● AIM
All of the lines below are to be printed again exactly; images are excluded from the output.

● INFORMATION PROVIDED
....

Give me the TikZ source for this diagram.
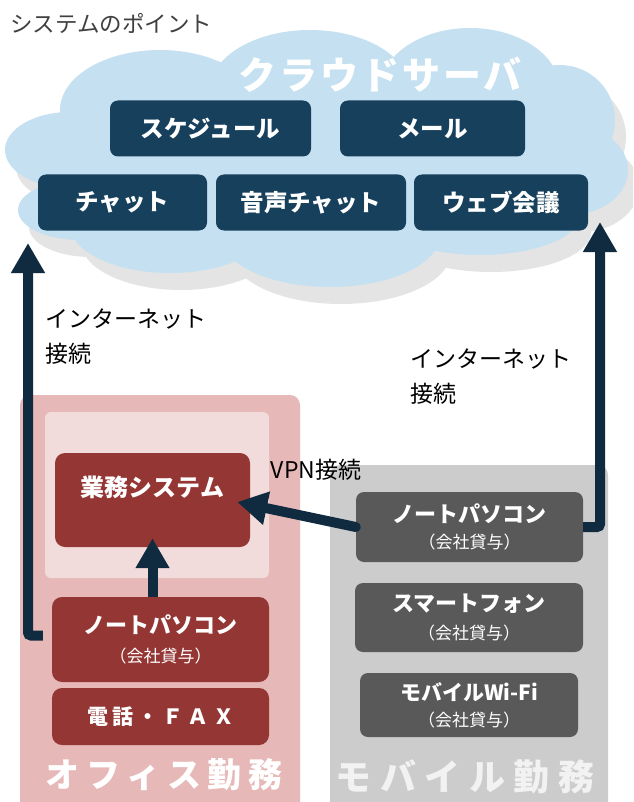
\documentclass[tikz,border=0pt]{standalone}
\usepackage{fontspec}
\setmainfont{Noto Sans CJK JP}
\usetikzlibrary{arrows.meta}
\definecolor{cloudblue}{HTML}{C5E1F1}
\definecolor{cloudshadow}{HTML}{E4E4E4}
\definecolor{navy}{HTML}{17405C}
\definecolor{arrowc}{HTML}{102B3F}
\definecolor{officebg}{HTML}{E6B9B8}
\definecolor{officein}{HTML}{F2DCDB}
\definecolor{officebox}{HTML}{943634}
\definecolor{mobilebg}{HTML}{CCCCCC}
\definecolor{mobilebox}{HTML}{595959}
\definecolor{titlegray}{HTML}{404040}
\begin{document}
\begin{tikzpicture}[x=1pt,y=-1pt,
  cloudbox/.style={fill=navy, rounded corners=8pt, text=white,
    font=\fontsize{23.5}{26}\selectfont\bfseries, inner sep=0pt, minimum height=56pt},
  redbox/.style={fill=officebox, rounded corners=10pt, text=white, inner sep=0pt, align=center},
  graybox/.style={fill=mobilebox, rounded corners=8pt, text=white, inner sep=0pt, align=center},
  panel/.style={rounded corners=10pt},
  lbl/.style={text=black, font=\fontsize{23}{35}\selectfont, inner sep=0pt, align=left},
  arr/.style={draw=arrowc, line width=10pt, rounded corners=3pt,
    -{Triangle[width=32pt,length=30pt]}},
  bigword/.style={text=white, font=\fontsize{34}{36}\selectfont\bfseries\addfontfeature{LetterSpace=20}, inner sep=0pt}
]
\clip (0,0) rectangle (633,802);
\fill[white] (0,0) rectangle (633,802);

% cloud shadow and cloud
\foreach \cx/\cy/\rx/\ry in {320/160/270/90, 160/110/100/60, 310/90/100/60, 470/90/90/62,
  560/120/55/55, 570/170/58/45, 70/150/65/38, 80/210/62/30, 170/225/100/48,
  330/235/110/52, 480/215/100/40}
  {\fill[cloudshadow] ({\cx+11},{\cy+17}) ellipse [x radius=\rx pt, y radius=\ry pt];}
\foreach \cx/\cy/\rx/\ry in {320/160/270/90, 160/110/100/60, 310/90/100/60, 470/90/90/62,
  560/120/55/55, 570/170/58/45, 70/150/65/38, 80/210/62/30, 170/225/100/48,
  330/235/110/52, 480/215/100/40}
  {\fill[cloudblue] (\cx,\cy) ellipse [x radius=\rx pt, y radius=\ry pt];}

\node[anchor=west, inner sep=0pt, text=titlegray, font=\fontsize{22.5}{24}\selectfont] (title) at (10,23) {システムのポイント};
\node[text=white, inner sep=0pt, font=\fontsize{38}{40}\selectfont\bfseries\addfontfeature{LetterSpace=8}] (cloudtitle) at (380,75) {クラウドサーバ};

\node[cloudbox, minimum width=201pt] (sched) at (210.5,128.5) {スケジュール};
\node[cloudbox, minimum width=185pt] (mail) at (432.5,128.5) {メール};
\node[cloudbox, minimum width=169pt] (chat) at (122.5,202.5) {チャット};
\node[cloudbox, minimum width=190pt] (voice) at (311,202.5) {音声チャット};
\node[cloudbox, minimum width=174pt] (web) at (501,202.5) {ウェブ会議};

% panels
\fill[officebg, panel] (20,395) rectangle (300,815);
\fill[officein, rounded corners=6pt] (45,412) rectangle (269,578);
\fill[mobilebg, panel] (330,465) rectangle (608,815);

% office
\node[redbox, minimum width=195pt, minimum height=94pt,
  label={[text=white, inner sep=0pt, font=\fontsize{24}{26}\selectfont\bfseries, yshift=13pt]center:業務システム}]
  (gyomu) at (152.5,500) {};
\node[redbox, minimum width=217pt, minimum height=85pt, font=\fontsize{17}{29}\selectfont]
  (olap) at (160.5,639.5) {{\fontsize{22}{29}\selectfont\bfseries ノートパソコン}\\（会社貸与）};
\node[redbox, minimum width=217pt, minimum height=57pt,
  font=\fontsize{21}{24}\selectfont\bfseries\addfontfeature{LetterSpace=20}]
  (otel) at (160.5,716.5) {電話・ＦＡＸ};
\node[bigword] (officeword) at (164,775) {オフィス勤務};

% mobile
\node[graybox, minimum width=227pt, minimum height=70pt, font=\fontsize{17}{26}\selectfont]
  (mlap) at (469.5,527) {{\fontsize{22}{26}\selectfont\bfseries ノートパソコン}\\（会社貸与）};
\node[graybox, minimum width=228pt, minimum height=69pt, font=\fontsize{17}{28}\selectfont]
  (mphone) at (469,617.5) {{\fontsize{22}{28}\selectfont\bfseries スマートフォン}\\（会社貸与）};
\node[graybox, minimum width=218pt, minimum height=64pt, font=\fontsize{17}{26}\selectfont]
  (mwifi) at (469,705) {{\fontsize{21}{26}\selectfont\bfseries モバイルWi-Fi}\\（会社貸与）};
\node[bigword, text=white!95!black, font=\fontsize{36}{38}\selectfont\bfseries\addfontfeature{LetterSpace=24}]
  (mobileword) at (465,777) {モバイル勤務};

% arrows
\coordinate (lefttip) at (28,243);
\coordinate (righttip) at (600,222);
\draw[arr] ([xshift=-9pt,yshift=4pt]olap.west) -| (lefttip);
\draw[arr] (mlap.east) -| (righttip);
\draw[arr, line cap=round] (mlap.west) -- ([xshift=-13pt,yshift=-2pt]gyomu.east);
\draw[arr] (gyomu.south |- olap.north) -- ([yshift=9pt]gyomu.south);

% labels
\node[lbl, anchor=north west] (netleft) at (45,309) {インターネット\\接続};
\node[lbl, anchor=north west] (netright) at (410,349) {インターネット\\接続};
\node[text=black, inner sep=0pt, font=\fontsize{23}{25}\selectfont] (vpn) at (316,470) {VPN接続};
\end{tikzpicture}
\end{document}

....

● THE COMPLETED TASK
Give me the TikZ source for this diagram.
\documentclass[tikz,border=0pt]{standalone}
\usepackage{fontspec}
\setmainfont{Noto Sans CJK JP}
\usetikzlibrary{arrows.meta}
\definecolor{cloudblue}{HTML}{C5E1F1}
\definecolor{cloudshadow}{HTML}{E4E4E4}
\definecolor{navy}{HTML}{17405C}
\definecolor{arrowc}{HTML}{102B3F}
\definecolor{officebg}{HTML}{E6B9B8}
\definecolor{officein}{HTML}{F2DCDB}
\definecolor{officebox}{HTML}{943634}
\definecolor{mobilebg}{HTML}{CCCCCC}
\definecolor{mobilebox}{HTML}{595959}
\definecolor{titlegray}{HTML}{404040}
\begin{document}
\begin{tikzpicture}[x=1pt,y=-1pt,
  cloudbox/.style={fill=navy, rounded corners=8pt, text=white,
    font=\fontsize{23.5}{26}\selectfont\bfseries, inner sep=0pt, minimum height=56pt},
  redbox/.style={fill=officebox, rounded corners=10pt, text=white, inner sep=0pt, align=center},
  graybox/.style={fill=mobilebox, rounded corners=8pt, text=white, inner sep=0pt, align=center},
  panel/.style={rounded corners=10pt},
  lbl/.style={text=black, font=\fontsize{23}{35}\selectfont, inner sep=0pt, align=left},
  arr/.style={draw=arrowc, line width=10pt, rounded corners=3pt,
    -{Triangle[width=32pt,length=30pt]}},
  bigword/.style={text=white, font=\fontsize{34}{36}\selectfont\bfseries\addfontfeature{LetterSpace=20}, inner sep=0pt}
]
\clip (0,0) rectangle (633,802);
\fill[white] (0,0) rectangle (633,802);

% cloud shadow and cloud
\foreach \cx/\cy/\rx/\ry in {320/160/270/90, 160/110/100/60, 310/90/100/60, 470/90/90/62,
  560/120/55/55, 570/170/58/45, 70/150/65/38, 80/210/62/30, 170/225/100/48,
  330/235/110/52, 480/215/100/40}
  {\fill[cloudshadow] ({\cx+11},{\cy+17}) ellipse [x radius=\rx pt, y radius=\ry pt];}
\foreach \cx/\cy/\rx/\ry in {320/160/270/90, 160/110/100/60, 310/90/100/60, 470/90/90/62,
  560/120/55/55, 570/170/58/45, 70/150/65/38, 80/210/62/30, 170/225/100/48,
  330/235/110/52, 480/215/100/40}
  {\fill[cloudblue] (\cx,\cy) ellipse [x radius=\rx pt, y radius=\ry pt];}

\node[anchor=west, inner sep=0pt, text=titlegray, font=\fontsize{22.5}{24}\selectfont] (title) at (10,23) {システムのポイント};
\node[text=white, inner sep=0pt, font=\fontsize{38}{40}\selectfont\bfseries\addfontfeature{LetterSpace=8}] (cloudtitle) at (380,75) {クラウドサーバ};

\node[cloudbox, minimum width=201pt] (sched) at (210.5,128.5) {スケジュール};
\node[cloudbox, minimum width=185pt] (mail) at (432.5,128.5) {メール};
\node[cloudbox, minimum width=169pt] (chat) at (122.5,202.5) {チャット};
\node[cloudbox, minimum width=190pt] (voice) at (311,202.5) {音声チャット};
\node[cloudbox, minimum width=174pt] (web) at (501,202.5) {ウェブ会議};

% panels
\fill[officebg, panel] (20,395) rectangle (300,815);
\fill[officein, rounded corners=6pt] (45,412) rectangle (269,578);
\fill[mobilebg, panel] (330,465) rectangle (608,815);

% office
\node[redbox, minimum width=195pt, minimum height=94pt,
  label={[text=white, inner sep=0pt, font=\fontsize{24}{26}\selectfont\bfseries, yshift=13pt]center:業務システム}]
  (gyomu) at (152.5,500) {};
\node[redbox, minimum width=217pt, minimum height=85pt, font=\fontsize{17}{29}\selectfont]
  (olap) at (160.5,639.5) {{\fontsize{22}{29}\selectfont\bfseries ノートパソコン}\\（会社貸与）};
\node[redbox, minimum width=217pt, minimum height=57pt,
  font=\fontsize{21}{24}\selectfont\bfseries\addfontfeature{LetterSpace=20}]
  (otel) at (160.5,716.5) {電話・ＦＡＸ};
\node[bigword] (officeword) at (164,775) {オフィス勤務};

% mobile
\node[graybox, minimum width=227pt, minimum height=70pt, font=\fontsize{17}{26}\selectfont]
  (mlap) at (469.5,527) {{\fontsize{22}{26}\selectfont\bfseries ノートパソコン}\\（会社貸与）};
\node[graybox, minimum width=228pt, minimum height=69pt, font=\fontsize{17}{28}\selectfont]
  (mphone) at (469,617.5) {{\fontsize{22}{28}\selectfont\bfseries スマートフォン}\\（会社貸与）};
\node[graybox, minimum width=218pt, minimum height=64pt, font=\fontsize{17}{26}\selectfont]
  (mwifi) at (469,705) {{\fontsize{21}{26}\selectfont\bfseries モバイルWi-Fi}\\（会社貸与）};
\node[bigword, text=white!95!black, font=\fontsize{36}{38}\selectfont\bfseries\addfontfeature{LetterSpace=24}]
  (mobileword) at (465,777) {モバイル勤務};

% arrows
\coordinate (lefttip) at (28,243);
\coordinate (righttip) at (600,222);
\draw[arr] ([xshift=-9pt,yshift=4pt]olap.west) -| (lefttip);
\draw[arr] (mlap.east) -| (righttip);
\draw[arr, line cap=round] (mlap.west) -- ([xshift=-13pt,yshift=-2pt]gyomu.east);
\draw[arr] (gyomu.south |- olap.north) -- ([yshift=9pt]gyomu.south);

% labels
\node[lbl, anchor=north west] (netleft) at (45,309) {インターネット\\接続};
\node[lbl, anchor=north west] (netright) at (410,349) {インターネット\\接続};
\node[text=black, inner sep=0pt, font=\fontsize{23}{25}\selectfont] (vpn) at (316,470) {VPN接続};
\end{tikzpicture}
\end{document}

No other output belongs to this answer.